• _Stated goal_
Check each line of the data below for the word "this", then extract the ones that have it.

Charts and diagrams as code
- - - - - - -

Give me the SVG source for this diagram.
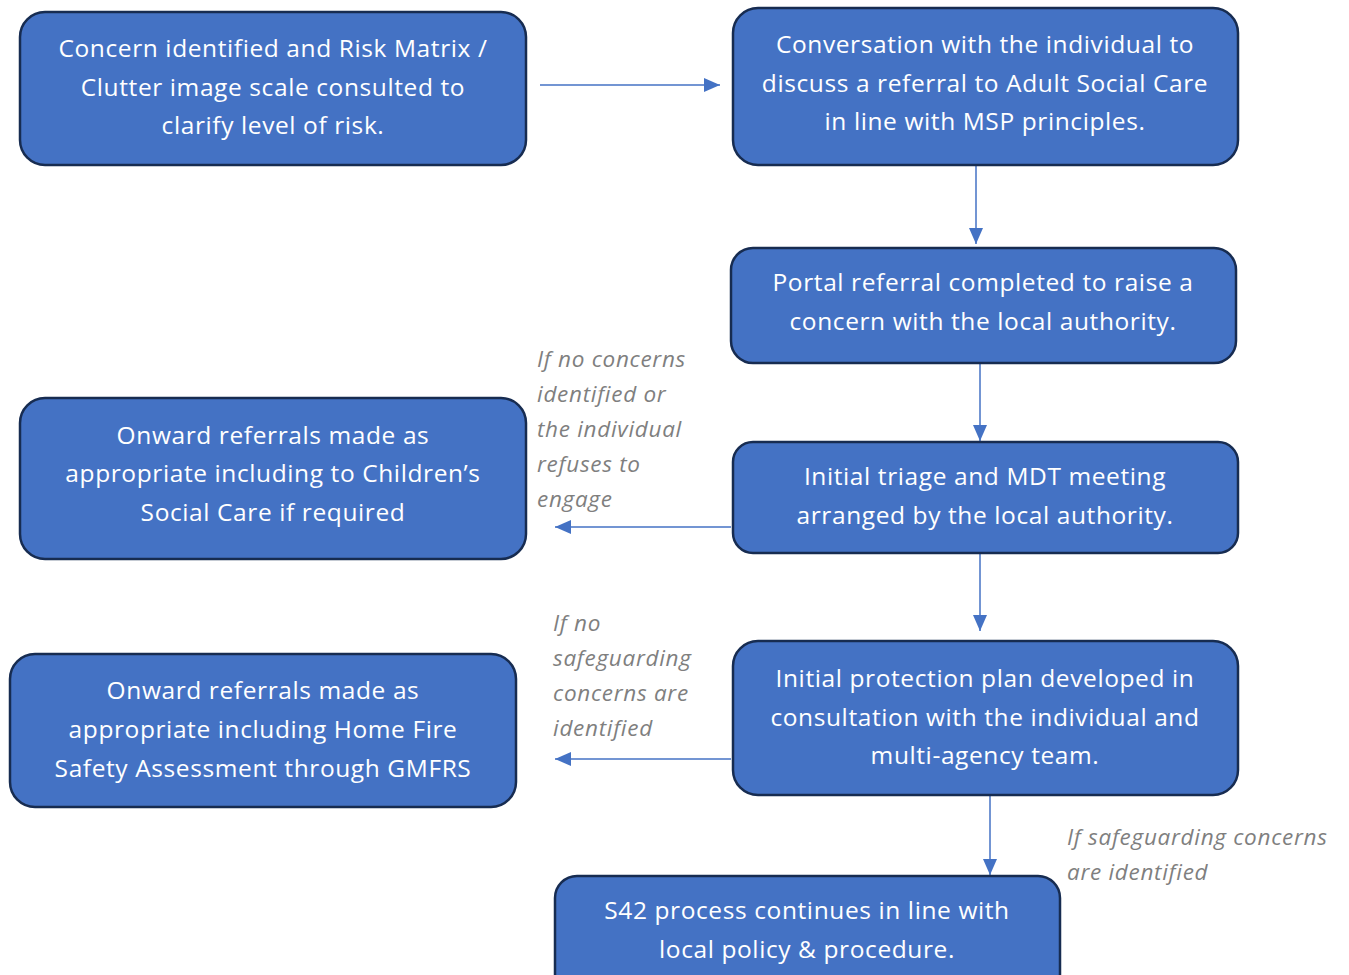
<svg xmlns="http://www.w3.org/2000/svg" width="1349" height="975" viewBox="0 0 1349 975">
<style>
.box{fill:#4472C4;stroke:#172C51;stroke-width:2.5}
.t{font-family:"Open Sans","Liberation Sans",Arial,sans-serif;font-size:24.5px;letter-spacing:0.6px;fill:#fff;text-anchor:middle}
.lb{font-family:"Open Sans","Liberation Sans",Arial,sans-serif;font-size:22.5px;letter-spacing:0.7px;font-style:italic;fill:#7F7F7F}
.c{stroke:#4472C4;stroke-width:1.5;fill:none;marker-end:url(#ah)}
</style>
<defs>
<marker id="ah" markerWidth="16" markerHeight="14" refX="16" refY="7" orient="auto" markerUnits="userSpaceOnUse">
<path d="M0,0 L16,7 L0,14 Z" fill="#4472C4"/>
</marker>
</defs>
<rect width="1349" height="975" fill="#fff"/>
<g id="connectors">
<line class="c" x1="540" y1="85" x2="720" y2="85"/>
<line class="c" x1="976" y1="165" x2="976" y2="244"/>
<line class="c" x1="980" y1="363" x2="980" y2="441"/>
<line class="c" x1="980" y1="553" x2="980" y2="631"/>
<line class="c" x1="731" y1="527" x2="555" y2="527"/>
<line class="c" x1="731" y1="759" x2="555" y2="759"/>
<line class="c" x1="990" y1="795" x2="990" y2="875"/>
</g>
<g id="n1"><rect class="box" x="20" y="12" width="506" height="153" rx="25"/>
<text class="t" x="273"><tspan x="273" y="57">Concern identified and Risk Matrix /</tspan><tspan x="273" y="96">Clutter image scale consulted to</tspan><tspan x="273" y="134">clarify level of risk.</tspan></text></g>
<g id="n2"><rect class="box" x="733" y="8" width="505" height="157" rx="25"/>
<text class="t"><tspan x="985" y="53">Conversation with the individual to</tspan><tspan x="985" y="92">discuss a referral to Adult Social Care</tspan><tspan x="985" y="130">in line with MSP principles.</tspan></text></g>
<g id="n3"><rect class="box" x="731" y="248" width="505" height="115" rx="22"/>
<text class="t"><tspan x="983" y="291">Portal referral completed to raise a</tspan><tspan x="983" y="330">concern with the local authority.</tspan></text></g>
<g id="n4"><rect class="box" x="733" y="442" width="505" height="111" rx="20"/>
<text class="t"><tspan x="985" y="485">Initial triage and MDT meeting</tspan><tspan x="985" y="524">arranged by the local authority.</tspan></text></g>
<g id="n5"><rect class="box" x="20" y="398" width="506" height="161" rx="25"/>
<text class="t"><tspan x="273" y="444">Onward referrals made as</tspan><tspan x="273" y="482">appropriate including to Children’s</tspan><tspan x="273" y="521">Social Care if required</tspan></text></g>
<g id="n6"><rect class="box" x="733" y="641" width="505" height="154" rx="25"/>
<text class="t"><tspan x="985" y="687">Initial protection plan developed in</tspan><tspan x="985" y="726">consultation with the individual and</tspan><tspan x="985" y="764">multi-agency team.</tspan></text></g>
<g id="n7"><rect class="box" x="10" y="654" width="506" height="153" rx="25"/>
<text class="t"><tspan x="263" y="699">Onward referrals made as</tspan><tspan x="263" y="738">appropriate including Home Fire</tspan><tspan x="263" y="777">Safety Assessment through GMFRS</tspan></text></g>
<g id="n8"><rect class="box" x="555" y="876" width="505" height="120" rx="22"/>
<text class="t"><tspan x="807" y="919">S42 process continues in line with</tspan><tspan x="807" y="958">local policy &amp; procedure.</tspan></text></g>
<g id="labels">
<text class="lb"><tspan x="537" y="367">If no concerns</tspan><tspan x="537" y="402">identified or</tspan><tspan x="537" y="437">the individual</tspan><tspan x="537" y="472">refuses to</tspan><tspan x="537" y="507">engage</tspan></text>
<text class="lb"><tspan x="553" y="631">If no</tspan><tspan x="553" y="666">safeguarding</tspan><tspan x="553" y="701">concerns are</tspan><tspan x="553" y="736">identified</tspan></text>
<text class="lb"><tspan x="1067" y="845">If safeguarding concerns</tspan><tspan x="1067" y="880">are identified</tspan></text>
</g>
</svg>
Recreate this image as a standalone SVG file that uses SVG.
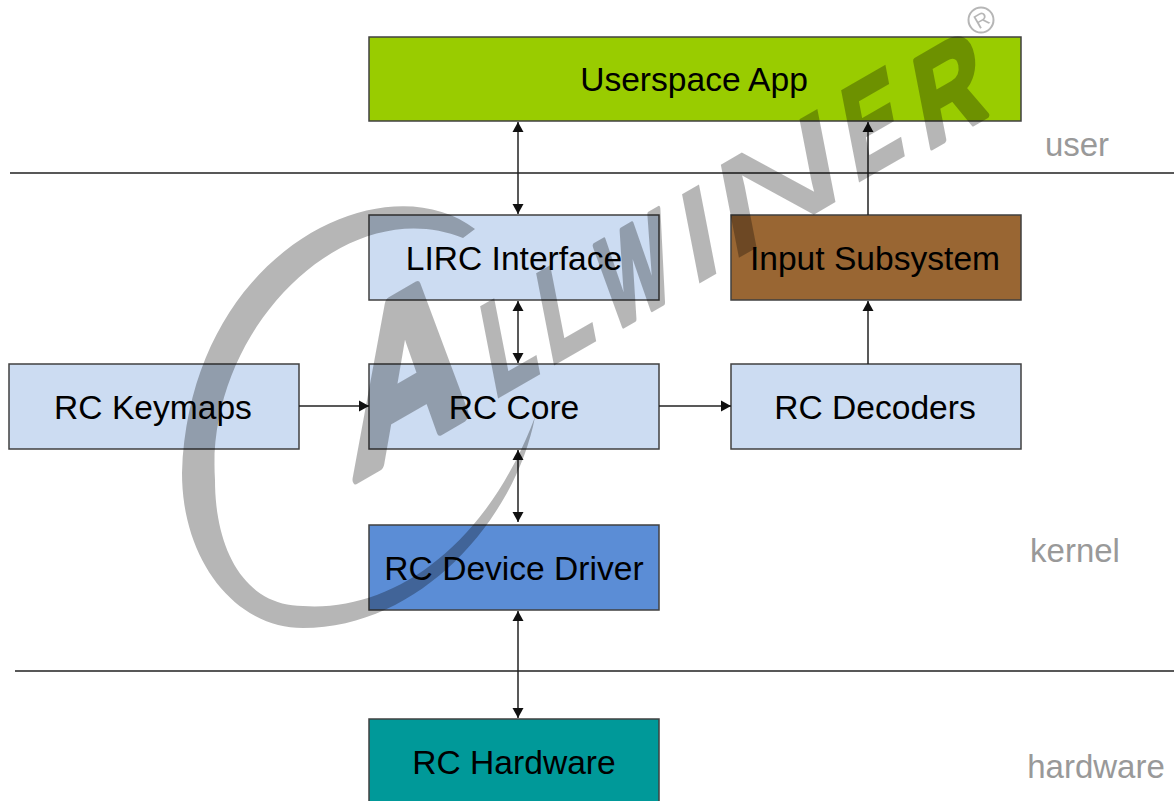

- - - - - - -

• _Solution below_
Give me the SVG source for this diagram.
Recreate this image as a standalone SVG file that uses SVG.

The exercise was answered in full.